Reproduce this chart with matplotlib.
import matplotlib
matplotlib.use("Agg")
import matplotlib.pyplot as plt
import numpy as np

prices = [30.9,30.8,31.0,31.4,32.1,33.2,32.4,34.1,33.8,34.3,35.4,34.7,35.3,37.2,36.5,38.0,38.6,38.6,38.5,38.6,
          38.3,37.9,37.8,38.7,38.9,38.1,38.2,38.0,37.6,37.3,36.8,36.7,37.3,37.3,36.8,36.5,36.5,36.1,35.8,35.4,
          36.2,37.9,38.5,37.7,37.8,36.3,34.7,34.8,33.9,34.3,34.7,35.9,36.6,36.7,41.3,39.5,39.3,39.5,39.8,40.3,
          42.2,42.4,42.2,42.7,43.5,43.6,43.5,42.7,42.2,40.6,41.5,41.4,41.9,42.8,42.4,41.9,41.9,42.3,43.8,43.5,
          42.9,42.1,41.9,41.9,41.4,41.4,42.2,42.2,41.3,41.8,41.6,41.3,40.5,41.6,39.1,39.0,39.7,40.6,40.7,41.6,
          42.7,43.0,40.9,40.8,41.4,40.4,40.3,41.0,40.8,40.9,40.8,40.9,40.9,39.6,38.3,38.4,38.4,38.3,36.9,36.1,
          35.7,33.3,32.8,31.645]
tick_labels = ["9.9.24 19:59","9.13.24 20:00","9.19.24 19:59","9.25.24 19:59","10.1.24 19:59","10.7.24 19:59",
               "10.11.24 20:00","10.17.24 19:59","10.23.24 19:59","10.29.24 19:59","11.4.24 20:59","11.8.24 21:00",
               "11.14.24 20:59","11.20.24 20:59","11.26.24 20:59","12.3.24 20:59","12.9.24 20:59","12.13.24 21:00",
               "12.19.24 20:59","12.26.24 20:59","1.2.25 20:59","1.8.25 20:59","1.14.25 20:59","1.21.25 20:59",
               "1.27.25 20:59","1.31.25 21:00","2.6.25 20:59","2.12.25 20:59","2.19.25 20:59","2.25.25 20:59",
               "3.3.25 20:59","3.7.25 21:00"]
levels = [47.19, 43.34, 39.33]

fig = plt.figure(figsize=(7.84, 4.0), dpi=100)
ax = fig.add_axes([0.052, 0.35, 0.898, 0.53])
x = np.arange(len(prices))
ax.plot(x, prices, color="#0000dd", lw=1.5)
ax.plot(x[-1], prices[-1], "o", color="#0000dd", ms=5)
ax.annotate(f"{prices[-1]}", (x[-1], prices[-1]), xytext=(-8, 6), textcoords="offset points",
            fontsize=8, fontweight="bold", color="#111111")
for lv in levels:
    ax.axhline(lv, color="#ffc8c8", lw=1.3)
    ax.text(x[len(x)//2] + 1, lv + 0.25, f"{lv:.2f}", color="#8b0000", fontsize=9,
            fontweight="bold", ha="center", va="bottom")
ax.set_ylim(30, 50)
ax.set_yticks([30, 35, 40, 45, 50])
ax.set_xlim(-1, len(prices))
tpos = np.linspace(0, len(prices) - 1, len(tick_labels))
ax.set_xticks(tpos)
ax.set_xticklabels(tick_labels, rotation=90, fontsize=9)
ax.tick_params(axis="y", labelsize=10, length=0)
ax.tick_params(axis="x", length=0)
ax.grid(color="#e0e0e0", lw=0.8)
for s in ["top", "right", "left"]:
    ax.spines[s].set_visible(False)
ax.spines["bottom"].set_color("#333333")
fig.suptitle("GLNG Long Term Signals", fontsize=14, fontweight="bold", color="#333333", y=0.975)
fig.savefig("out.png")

--

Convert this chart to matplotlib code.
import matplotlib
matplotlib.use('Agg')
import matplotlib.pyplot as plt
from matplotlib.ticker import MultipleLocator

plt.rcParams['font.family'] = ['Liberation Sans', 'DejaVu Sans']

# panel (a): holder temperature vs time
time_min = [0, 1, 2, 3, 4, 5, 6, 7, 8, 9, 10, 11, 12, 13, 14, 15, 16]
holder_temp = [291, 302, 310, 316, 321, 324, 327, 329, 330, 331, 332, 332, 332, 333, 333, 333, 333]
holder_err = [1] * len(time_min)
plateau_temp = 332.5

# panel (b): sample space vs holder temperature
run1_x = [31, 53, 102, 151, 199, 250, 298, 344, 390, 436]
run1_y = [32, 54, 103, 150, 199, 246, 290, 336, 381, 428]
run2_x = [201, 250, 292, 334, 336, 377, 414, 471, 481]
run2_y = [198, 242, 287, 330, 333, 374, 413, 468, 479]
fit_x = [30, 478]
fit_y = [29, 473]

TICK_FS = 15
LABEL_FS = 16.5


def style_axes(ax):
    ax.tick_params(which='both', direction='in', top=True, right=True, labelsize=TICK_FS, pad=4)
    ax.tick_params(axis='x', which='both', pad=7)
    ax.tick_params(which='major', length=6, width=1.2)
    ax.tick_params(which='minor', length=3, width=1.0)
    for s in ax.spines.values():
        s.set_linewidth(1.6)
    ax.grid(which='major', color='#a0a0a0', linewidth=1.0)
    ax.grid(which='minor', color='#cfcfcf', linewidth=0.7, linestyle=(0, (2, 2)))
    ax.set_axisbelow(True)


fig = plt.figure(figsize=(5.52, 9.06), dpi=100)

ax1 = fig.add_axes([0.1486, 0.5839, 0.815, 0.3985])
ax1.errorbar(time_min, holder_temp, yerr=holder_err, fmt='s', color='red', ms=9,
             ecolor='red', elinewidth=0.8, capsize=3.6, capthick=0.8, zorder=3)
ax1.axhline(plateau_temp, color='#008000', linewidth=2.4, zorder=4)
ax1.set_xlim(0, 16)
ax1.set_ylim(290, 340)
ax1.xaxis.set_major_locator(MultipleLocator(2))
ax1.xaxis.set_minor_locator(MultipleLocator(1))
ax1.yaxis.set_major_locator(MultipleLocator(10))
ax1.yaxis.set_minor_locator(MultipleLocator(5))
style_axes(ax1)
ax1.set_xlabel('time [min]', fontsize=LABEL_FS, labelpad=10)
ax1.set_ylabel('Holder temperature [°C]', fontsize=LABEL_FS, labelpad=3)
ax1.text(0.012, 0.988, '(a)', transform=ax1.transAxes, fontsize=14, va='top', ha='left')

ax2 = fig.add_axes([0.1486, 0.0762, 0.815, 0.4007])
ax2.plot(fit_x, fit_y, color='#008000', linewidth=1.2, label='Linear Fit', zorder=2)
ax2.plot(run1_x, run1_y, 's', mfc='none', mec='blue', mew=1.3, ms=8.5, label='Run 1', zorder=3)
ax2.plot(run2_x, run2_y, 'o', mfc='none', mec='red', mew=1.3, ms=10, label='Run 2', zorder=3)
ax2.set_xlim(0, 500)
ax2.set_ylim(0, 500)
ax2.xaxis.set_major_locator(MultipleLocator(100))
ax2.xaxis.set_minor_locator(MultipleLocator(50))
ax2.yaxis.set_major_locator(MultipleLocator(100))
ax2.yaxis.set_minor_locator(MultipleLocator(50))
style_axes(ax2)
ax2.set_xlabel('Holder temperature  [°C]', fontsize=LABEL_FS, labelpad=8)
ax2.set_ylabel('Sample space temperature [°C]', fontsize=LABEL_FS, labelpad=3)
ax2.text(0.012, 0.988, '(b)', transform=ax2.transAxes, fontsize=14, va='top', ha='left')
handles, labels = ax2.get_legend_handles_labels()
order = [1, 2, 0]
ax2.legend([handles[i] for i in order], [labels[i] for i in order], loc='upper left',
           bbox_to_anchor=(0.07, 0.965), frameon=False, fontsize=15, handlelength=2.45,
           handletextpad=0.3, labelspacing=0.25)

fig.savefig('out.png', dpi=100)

▶ **Task brief**
Print exactly the run of lines that starts at the line with "Convert this chart to matplotlib code." and ends at the line with "plt.rcParams['font.family'] = ['Liberation". Leave out every other line.

▶ **Task response**
Convert this chart to matplotlib code.
import matplotlib
matplotlib.use('Agg')
import matplotlib.pyplot as plt
from matplotlib.ticker import MultipleLocator

plt.rcParams['font.family'] = ['Liberation Sans', 'DejaVu Sans']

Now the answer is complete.